## Work to be completed
Leave out the pictures and retype only the lines from the opening line to the line that holds "534, 532, 530];", both ends included.
— Begin —
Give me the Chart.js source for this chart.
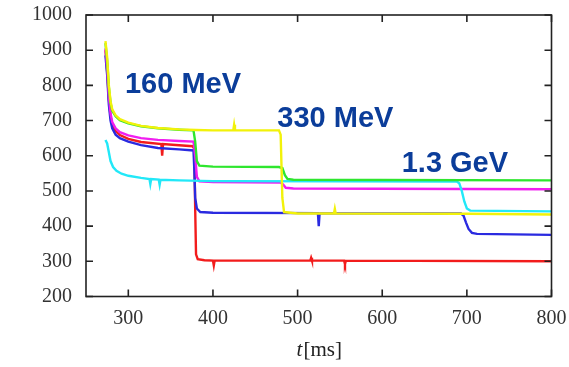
<!DOCTYPE html>
<html>
<head>
<meta charset="utf-8">
<script src="https://cdn.jsdelivr.net/npm/chart.js@4/dist/chart.umd.min.js"></script>
<style>
  html, body { margin: 0; padding: 0; background: #fff; }
  canvas { display: block; }
</style>
</head>
<body>
<canvas id="chart" width="569" height="367" style="width:569px;height:367px"></canvas>
<script>
// tick values
const xTicks = [300, 400, 500, 600, 700, 800];
const yTicks = [200, 300, 400, 500, 600, 700, 800, 900, 1000];

// each trace: time [ms] and value
const redT = [273, 275, 277, 279, 281, 285, 290, 300, 315, 339, 340, 341, 360, 376, 378, 379, 380, 382, 390, 400, 401, 402, 515, 516, 517, 555, 556, 557, 800];
const redV = [900, 840, 760, 712, 688, 670, 659, 648, 639, 633, 600, 633, 630, 627, 620, 450, 320, 306, 303, 302, 288, 302, 302, 310, 302, 302, 292, 302, 300];

const blueT = [273, 275, 277, 279, 281, 285, 290, 300, 315, 335, 360, 377, 378, 379, 381, 385, 400, 524, 525, 526, 693, 696, 699, 702, 706, 712, 800];
const blueV = [885, 830, 745, 700, 678, 660, 650, 640, 630, 622, 618, 615, 560, 480, 450, 440, 438, 437, 400, 437, 436, 430, 410, 392, 381, 378, 375];

const magentaT = [273, 275, 277, 279, 281, 285, 290, 300, 315, 335, 360, 377, 379, 381, 384, 400, 480, 483, 486, 495, 800];
const magentaV = [905, 850, 770, 720, 696, 678, 667, 658, 650, 645, 642, 640, 600, 540, 527, 525, 524, 518, 509, 507, 505];

const cyanT = [273, 275, 277, 279, 282, 286, 292, 300, 315, 325, 326, 327, 336, 337, 338, 360, 400, 688, 691, 694, 697, 700, 704, 800];
const cyanV = [645, 635, 610, 585, 568, 557, 549, 543, 537, 534, 520, 534, 532, 518, 532, 530, 528, 527, 522, 500, 470, 450, 444, 442];

const greenT = [273, 275, 277, 279, 281, 285, 290, 300, 315, 335, 360, 377, 379, 381, 384, 400, 478, 482, 485, 488, 495, 800];
const greenV = [920, 870, 795, 750, 728, 712, 701, 692, 684, 678, 674, 672, 640, 585, 572, 569, 568, 565, 545, 534, 532, 530];

const yellowT = [273, 275, 277, 279, 281, 285, 290, 300, 315, 335, 360, 380, 400, 424, 425, 426, 478, 480, 482, 484, 500, 543, 544, 545, 700, 800];
const yellowV = [926, 880, 800, 755, 732, 715, 704, 694, 685, 679, 675, 673, 672, 672, 688, 672, 672, 660, 480, 440, 436, 436, 449, 436, 435, 433];

// energy labels: text, x [ms], y value at baseline
const labelText = ["160 MeV", "330 MeV", "1.3 GeV"];
const labelX = [296, 476, 623];
const labelY = [778, 682, 554];

function pts(t, v) {
  return t.map((x, i) => ({ x: x, y: v[i] }));
}

const frame = {
  id: "frame",
  afterDatasetsDraw(chart) {
    const ctx = chart.ctx;
    const a = chart.chartArea;
    const xs = chart.scales.x;
    const ys = chart.scales.y;
    ctx.save();
    ctx.strokeStyle = "#222";
    ctx.lineWidth = 1.6;
    ctx.strokeRect(a.left, a.top, a.right - a.left, a.bottom - a.top);
    ctx.beginPath();
    xTicks.forEach((v) => {
      const px = xs.getPixelForValue(v);
      ctx.moveTo(px, a.bottom);
      ctx.lineTo(px, a.bottom - 7);
      ctx.moveTo(px, a.top);
      ctx.lineTo(px, a.top + 7);
    });
    yTicks.forEach((v) => {
      const py = ys.getPixelForValue(v);
      ctx.moveTo(a.left, py);
      ctx.lineTo(a.left + 7, py);
      ctx.moveTo(a.right, py);
      ctx.lineTo(a.right - 7, py);
    });
    ctx.stroke();

    // energy labels
    ctx.fillStyle = "#0b3d9a";
    ctx.font = "bold 29px 'Liberation Sans', Arial, sans-serif";
    ctx.textBaseline = "alphabetic";
    ctx.textAlign = "left";
    labelText.forEach((txt, i) => {
      ctx.fillText(txt, xs.getPixelForValue(labelX[i]), ys.getPixelForValue(labelY[i]));
    });

    // axis title t[ms]
    ctx.fillStyle = "#222";
    ctx.textBaseline = "middle";
    const cx = (a.left + a.right) / 2;
    ctx.font = "italic 21px 'Liberation Serif', serif";
    const w1 = ctx.measureText("t").width;
    ctx.font = "21px 'Liberation Serif', serif";
    const w2 = ctx.measureText("[ms]").width;
    const x0 = cx - (w1 + w2) / 2;
    ctx.font = "italic 21px 'Liberation Serif', serif";
    ctx.fillText("t", x0, 350);
    ctx.font = "21px 'Liberation Serif', serif";
    ctx.fillText("[ms]", x0 + w1 + 1, 350);
    ctx.restore();
  },
};

const line = (data, color) => ({
  data: data,
  borderColor: color,
  borderWidth: 2.4,
  pointRadius: 0,
  tension: 0,
  fill: false,
});

new Chart(document.getElementById("chart"), {
  type: "line",
  data: {
    datasets: [
      line(pts(yellowT, yellowV), "#f2f20a"),
      line(pts(greenT, greenV), "#2ee62e"),
      line(pts(cyanT, cyanV), "#22e8f8"),
      line(pts(magentaT, magentaV), "#f01ef0"),
      line(pts(blueT, blueV), "#2a2ae0"),
      line(pts(redT, redV), "#f21c1c"),
    ],
  },
  options: {
    responsive: false,
    animation: false,
    layout: { padding: { left: 0, right: 17.5, top: 15, bottom: 0 } },
    plugins: { legend: { display: false }, tooltip: { enabled: false } },
    scales: {
      x: {
        type: "linear",
        min: 250,
        max: 800,
        grid: { display: false, drawTicks: false },
        border: { display: false },
        afterBuildTicks: (s) => { s.ticks = xTicks.map((v) => ({ value: v })); },
        afterFit: (s) => {
          s.height = 70.5;
          s.paddingLeft = 0;
          s.paddingRight = 0;
        },
        ticks: {
          font: { family: "'Liberation Serif', serif", size: 20 },
          color: "#333",
          padding: 10,
          maxRotation: 0,
          autoSkip: false,
          callback: (v) => String(v),
        },
      },
      y: {
        min: 200,
        max: 1000,
        grid: { display: false, drawTicks: false },
        border: { display: false },
        afterBuildTicks: (s) => { s.ticks = yTicks.map((v) => ({ value: v })); },
        afterFit: (s) => {
          s.width = 86;
          s.paddingTop = 0;
          s.paddingBottom = 0;
        },
        ticks: {
          font: { family: "'Liberation Serif', serif", size: 20 },
          color: "#333",
          padding: 14,
          autoSkip: false,
          callback: (v) => String(v),
        },
      },
    },
  },
  plugins: [frame],
});
</script>
</body>
</html>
— End —
## Response for this exercise
Give me the Chart.js source for this chart.
<!DOCTYPE html>
<html>
<head>
<meta charset="utf-8">
<script src="https://cdn.jsdelivr.net/npm/chart.js@4/dist/chart.umd.min.js"></script>
<style>
  html, body { margin: 0; padding: 0; background: #fff; }
  canvas { display: block; }
</style>
</head>
<body>
<canvas id="chart" width="569" height="367" style="width:569px;height:367px"></canvas>
<script>
// tick values
const xTicks = [300, 400, 500, 600, 700, 800];
const yTicks = [200, 300, 400, 500, 600, 700, 800, 900, 1000];

// each trace: time [ms] and value
const redT = [273, 275, 277, 279, 281, 285, 290, 300, 315, 339, 340, 341, 360, 376, 378, 379, 380, 382, 390, 400, 401, 402, 515, 516, 517, 555, 556, 557, 800];
const redV = [900, 840, 760, 712, 688, 670, 659, 648, 639, 633, 600, 633, 630, 627, 620, 450, 320, 306, 303, 302, 288, 302, 302, 310, 302, 302, 292, 302, 300];

const blueT = [273, 275, 277, 279, 281, 285, 290, 300, 315, 335, 360, 377, 378, 379, 381, 385, 400, 524, 525, 526, 693, 696, 699, 702, 706, 712, 800];
const blueV = [885, 830, 745, 700, 678, 660, 650, 640, 630, 622, 618, 615, 560, 480, 450, 440, 438, 437, 400, 437, 436, 430, 410, 392, 381, 378, 375];

const magentaT = [273, 275, 277, 279, 281, 285, 290, 300, 315, 335, 360, 377, 379, 381, 384, 400, 480, 483, 486, 495, 800];
const magentaV = [905, 850, 770, 720, 696, 678, 667, 658, 650, 645, 642, 640, 600, 540, 527, 525, 524, 518, 509, 507, 505];

const cyanT = [273, 275, 277, 279, 282, 286, 292, 300, 315, 325, 326, 327, 336, 337, 338, 360, 400, 688, 691, 694, 697, 700, 704, 800];
const cyanV = [645, 635, 610, 585, 568, 557, 549, 543, 537, 534, 520, 534, 532, 518, 532, 530, 528, 527, 522, 500, 470, 450, 444, 442];

const greenT = [273, 275, 277, 279, 281, 285, 290, 300, 315, 335, 360, 377, 379, 381, 384, 400, 478, 482, 485, 488, 495, 800];
const greenV = [920, 870, 795, 750, 728, 712, 701, 692, 684, 678, 674, 672, 640, 585, 572, 569, 568, 565, 545, 534, 532, 530];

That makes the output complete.